伊藤:今できることをどうしたらいいかは、先ほど話したとおりなので。あまりそれ、よくないですよね。自分の手もとでできることだけで、物事を完結させるというのが。そもそもなんですけれど。

結局、その問題の最も根っこの部分の解消をせずに、脇部分ばかり芝刈りしていくということじゃないですか? それを続けていても、けっこう疲弊するというのが正直な感想です。だけど、根本から大転換を図ろうとすると、さすがにそれも難しいですよね。どうするんだろう?

玉川:難しいですね。だから、さっきの似たようなかたちで言うと結局、経営層が技術をわかってなくて。下からどうにか突き上げていかなきゃいけないみたいなのと、かたちは似ていますよね。

自分のチームではどうしようもない、外のチーム。それを力が及ばないこととしてあきらめるのか、力が及ぶところに持っていくのか、引きずり込むのか。

伊藤:そうですね。最後に重たい質問がきちゃいましたね(笑)。

玉川:きちゃいましたね。

伊藤:華麗に答えて「ありがとうございました!」と言おうと思ったのに(笑)。

(会場笑)

玉川:すいません。モデレーターのミスですね。最後は1個、難しい質問を持ってきちゃった(笑)。とはいえ、どうしましょうか? なにか一言。

伊藤:飛び道具としてあるのは、それこそコンサルタントというのもあるんですよね、最近でいうと技術顧問なんですけど。

「外部の人を連れてきてトップダウンで変えさせる」というのは、わりとうまくいくんですよ。会社は中の人の言うことは聞かないけど、外の人の話ということでほいほいと聞くので。それはありだけど、あまり好きじゃないですね。
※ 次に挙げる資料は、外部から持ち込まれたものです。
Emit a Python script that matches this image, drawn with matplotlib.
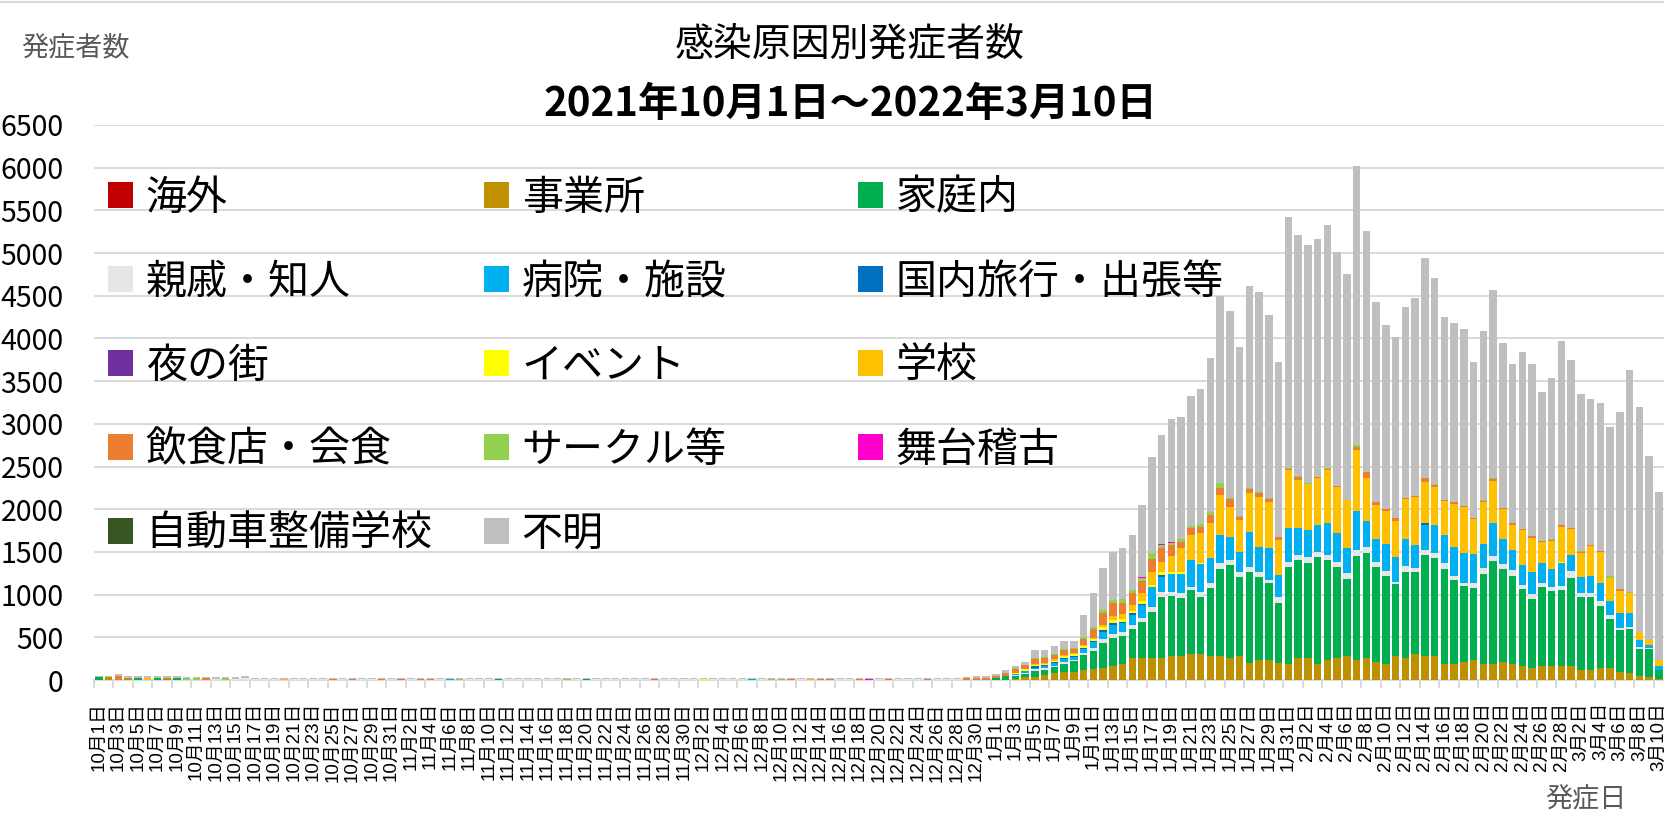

すみません。ちょっとわかりません。それはたぶん、その状況にきちんとダイブして、その組織の意思決定フローなどを含めて、トータルで見たうえで「こういう道があるはずだ」と分析しないとたぶんいけなくて。一般論としてこういう方法があります、と語れる感じがしない。

玉川:そうですね。

伊藤:問題が大きいなという感じです。

玉川:最後も華麗ににお答えいただきまして、ありがとうございます。

(会場笑)

ということで、みなさん、長い時間お付き合いいただきまして、ありがとうございました。直也さんに改めまして、どうもありがとうございました。